--- Start of Data shown ---

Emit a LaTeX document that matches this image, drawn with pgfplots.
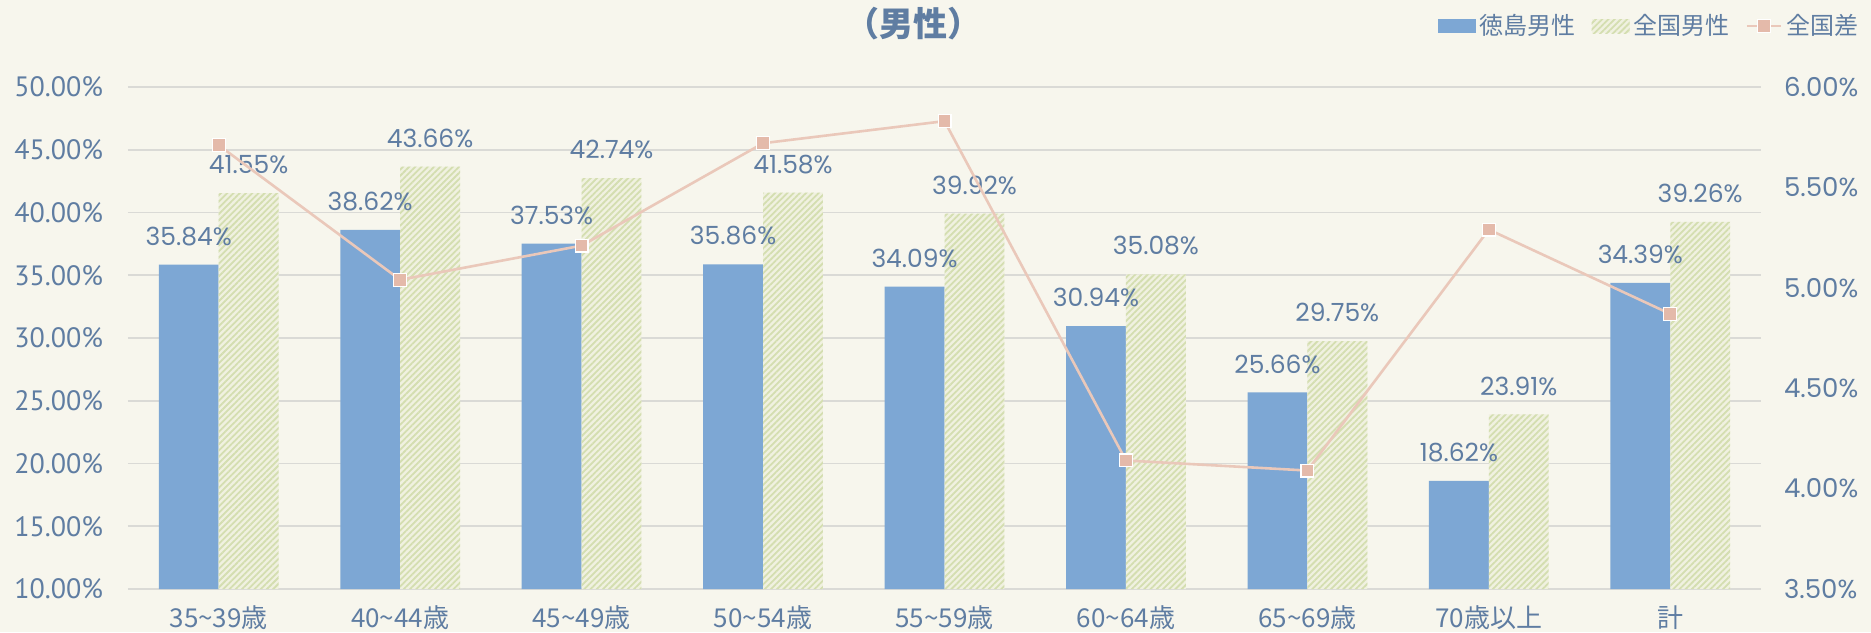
\documentclass[border=0pt]{standalone}
\usepackage{fontspec}
\setmainfont{Poppins}
\newfontfamily\jp{Noto Sans CJK JP}
\newfontfamily\narrow{PT Sans}
\usepackage{pgfplots}
\usepackage{pgfplotstable}
\pgfplotsset{compat=1.18}
\usetikzlibrary{patterns.meta}

\definecolor{bg}{RGB}{247,246,237}
\definecolor{tblue}{RGB}{125,167,212}
\definecolor{txt}{RGB}{95,125,162}
\definecolor{gbase}{RGB}{240,241,224}
\definecolor{gline}{RGB}{212,222,176}
\definecolor{lpink}{RGB}{234,200,186}
\definecolor{mpink}{RGB}{228,186,170}
\definecolor{gridc}{RGB}{218,218,214}

\pgfplotsset{
    barlegend/.style={legend image code/.code={\fill[##1] (0pt,-3.5pt) rectangle (19pt,3.5pt);}},
    hatch/.style={fill=gbase, postaction={pattern={Lines[angle=45,distance=2.2pt,line width=0.9pt]}, pattern color=gline}},
}

% 年齢階級別の率（徳島男性・全国男性）と全国差
\pgfplotstableread{
x tok nat diff
0 35.84 41.55 5.71
1 38.62 43.66 5.04
2 37.53 42.74 5.21
3 35.86 41.58 5.72
4 34.09 39.92 5.83
5 30.94 35.08 4.14
6 25.66 29.75 4.09
7 18.62 23.91 5.29
8 34.39 39.26 4.87
}\data

\begin{document}
\begin{tikzpicture}
\fill[bg, use as bounding box] (-64pt,-21.5pt) rectangle (871.5pt,294.5pt);

\begin{axis}[
    scale only axis, width=816.5pt, height=251pt,
    xmin=-0.5, xmax=8.5, ymin=10, ymax=50,
    ybar=0pt, bar width=0.33,
    xtick=data,
    xticklabels={35\textasciitilde39歳,40\textasciitilde44歳,45\textasciitilde49歳,50\textasciitilde54歳,55\textasciitilde59歳,60\textasciitilde64歳,65\textasciitilde69歳,70歳以上,計},
    ytick={10,15,...,50},
    yticklabels={10.00\%,15.00\%,20.00\%,25.00\%,30.00\%,35.00\%,40.00\%,45.00\%,50.00\%},
    axis line style={draw=none},
    major tick length=0pt,
    ymajorgrids, grid style={gridc, line width=0.8pt},
    tick label style={text=txt},
    yticklabel style={font=\narrow\fontsize{14}{15}\selectfont, xshift=-9pt},
    xticklabel style={font=\jp\fontsize{13}{14}\selectfont, yshift=-5pt},
    /pgf/number format/assume math mode=true,
    nodes near coords={\pgfmathprintnumber[fixed,fixed zerofill,precision=2]{\pgfplotspointmeta}\%},
    every node near coord/.append style={font=\fontsize{12.5}{13}\selectfont, text=txt, anchor=south, yshift=6pt},
]
\addplot[draw=none, fill=tblue] table[x=x, y=tok] {\data};
\addplot[draw=none, hatch] table[x=x, y=nat] {\data};
\end{axis}

\begin{axis}[
    scale only axis, width=816.5pt, height=251pt,
    xmin=-0.5, xmax=8.5, ymin=3.5, ymax=6,
    axis y line*=right, axis x line=none,
    axis line style={draw=none},
    major tick length=0pt,
    ytick={3.5,4,...,6},
    yticklabels={3.50\%,4.00\%,4.50\%,5.00\%,5.50\%,6.00\%},
    yticklabel style={font=\fontsize{13}{14}\selectfont, text=txt, xshift=8pt},
    legend style={at={(1.066,1.1215)}, anchor=east, draw=none, fill=none,
        font=\jp\fontsize{12}{13}\selectfont, text=txt,
        legend columns=-1, /tikz/every even column/.append style={column sep=6pt}},
]
\addlegendimage{draw=none, fill=tblue, barlegend}
\addlegendentry{徳島男性}
\addlegendimage{draw=none, hatch, barlegend}
\addlegendentry{全国男性}
\addplot[lpink, line width=1.3pt, mark=square*, mark size=3.2pt, mark options={fill=mpink, draw=white, line width=0.6pt}] table[x=x, y=diff] {\data};
\addlegendentry{全国差}
\end{axis}
\node[font=\jp\bfseries\fontsize{17}{18}\selectfont, text=txt] at (392.5pt,282.5pt) {（男性）};
\end{tikzpicture}
\end{document}
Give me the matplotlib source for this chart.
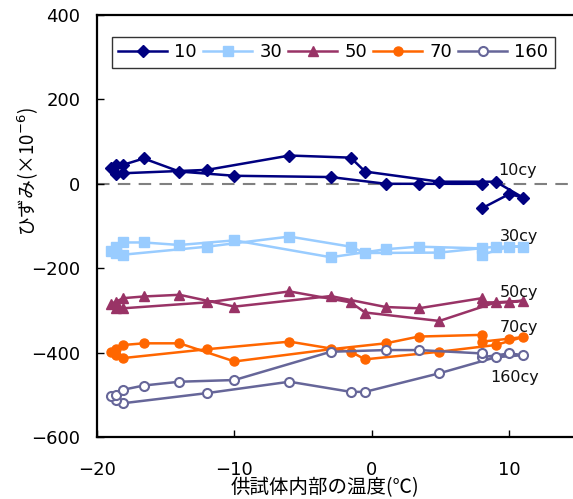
import matplotlib
matplotlib.use("Agg")
import matplotlib.pyplot as plt

plt.rcParams['font.family'] = ['Noto Sans CJK JP', 'DejaVu Sans']
plt.rcParams['axes.unicode_minus'] = True

# temperature sequence (°C), shared by all cycle series
temps = [8, 10, 11, 9, 4.9, -0.5, -1.55, -6, -12, -18.1, -18.6, -19, -18.6, -18.1,
         -16.6, -14, -10, -3, 1, 3.4, 8]

s10 = [-58, -24, -33, 5, 5, 29, 62, 67, 33, 25, 24, 37, 45, 45, 60, 29, 19, 16, 0, 0, 0]
s30 = [-168, -149, -149, -149, -163, -164, -149, -125, -149, -168, -164, -159, -149, -139,
       -139, -145, -134, -174, -155, -149, -153]
s50 = [-281, -281, -277, -281, -325, -305, -281, -255, -281, -295, -295, -285, -279, -271,
       -267, -263, -291, -266, -292, -295, -271]
s70 = [-374, -367, -363, -382, -398, -416, -398, -374, -392, -413, -405, -398, -392, -382,
       -378, -378, -421, -392, -378, -362, -358]
s160 = [-411, -402, -406, -411, -449, -493, -493, -469, -496, -520, -512, -503, -500, -488,
        -478, -469, -465, -398, -394, -394, -402]

series_labels = ['10', '30', '50', '70', '160']
annot_labels = ['10cy', '30cy', '50cy', '70cy', '160cy']
annot_pos = [(9.2, 31), (9.3, -126), (9.3, -258), (9.3, -341), (8.6, -458)]

fig = plt.figure(figsize=(5.73, 4.99), dpi=100)
ax = fig.add_axes([97/573, 1 - 437/499, 1 - 97/573, (437 - 15)/499])

ax.axhline(0, color='#808080', lw=1.5, ls=(0, (6, 4)), zorder=1)

styles = [
    dict(color='#000080', marker='D', ms=6.5, mfc='#000080', mec='#000080'),
    dict(color='#99CCFF', marker='s', ms=6.5, mfc='#99CCFF', mec='#99CCFF'),
    dict(color='#993366', marker='^', ms=7.5, mfc='#993366', mec='#993366'),
    dict(color='#FF6600', marker='o', ms=6.5, mfc='#FF6600', mec='#FF6600'),
    dict(color='#666699', marker='o', ms=6.5, mfc='white', mec='#666699', mew=1.5),
]
data = [s10, s30, s50, s70, s160]
for vals, lab, st in zip(data, series_labels, styles):
    ax.plot(temps, vals, lw=1.8, label=lab, zorder=3, **st)

for txt, (x, y) in zip(annot_labels, annot_pos):
    ax.text(x, y, txt, fontsize=11.5, ha='left', va='center', color='#111111',
            family='DejaVu Sans')

ax.set_xlim(-20, 14.62)
ax.set_ylim(-600, 400)
ax.set_xticks([-20, -10, 0, 10])
ax.set_yticks([-600, -400, -200, 0, 200, 400])
ax.tick_params(direction='in', length=5, width=1, labelsize=13)
ax.tick_params(axis='y', pad=12)
ax.tick_params(axis='x', pad=17)
for lbl in ax.get_xticklabels() + ax.get_yticklabels():
    lbl.set_family('DejaVu Sans')
for sp in ['left', 'bottom', 'top']:
    ax.spines[sp].set_linewidth(1.6)
ax.spines['right'].set_visible(False)

ax.set_xlabel('供試体内部の温度(℃)', fontsize=14)
ax.xaxis.set_label_coords((325 - 97) / 476, -0.095)
ax.set_ylabel('ひずみ(×10$^{-6}$)', fontsize=13.5)
ax.yaxis.set_label_coords(-0.118, (437 - 172) / 422)

leg = ax.legend(loc='upper left', bbox_to_anchor=(0.0315, 0.86, 0.93, 0.088),
                mode='expand', ncol=5, prop={'family': 'DejaVu Sans', 'size': 13},
                frameon=True, fancybox=False, edgecolor='black', handlelength=2.7,
                borderpad=0.35, columnspacing=0.6, handletextpad=0.4, borderaxespad=0)
leg.get_frame().set_linewidth(1.0)

fig.savefig('out.png', dpi=100)
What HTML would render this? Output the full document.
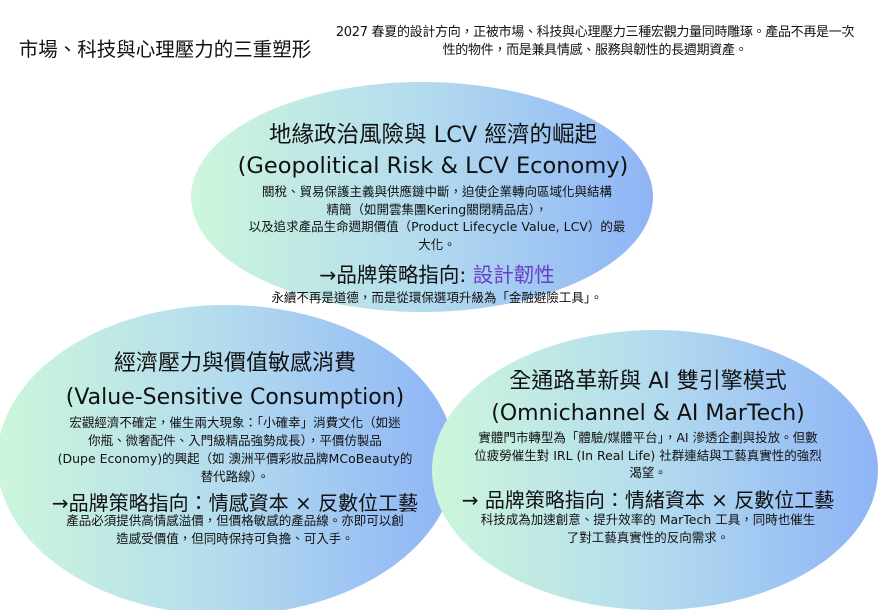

--- End of Data shown ---

- **Problem**
State how many lines of the records above contain the word "this", giving only that number.

- **Exercise response**
3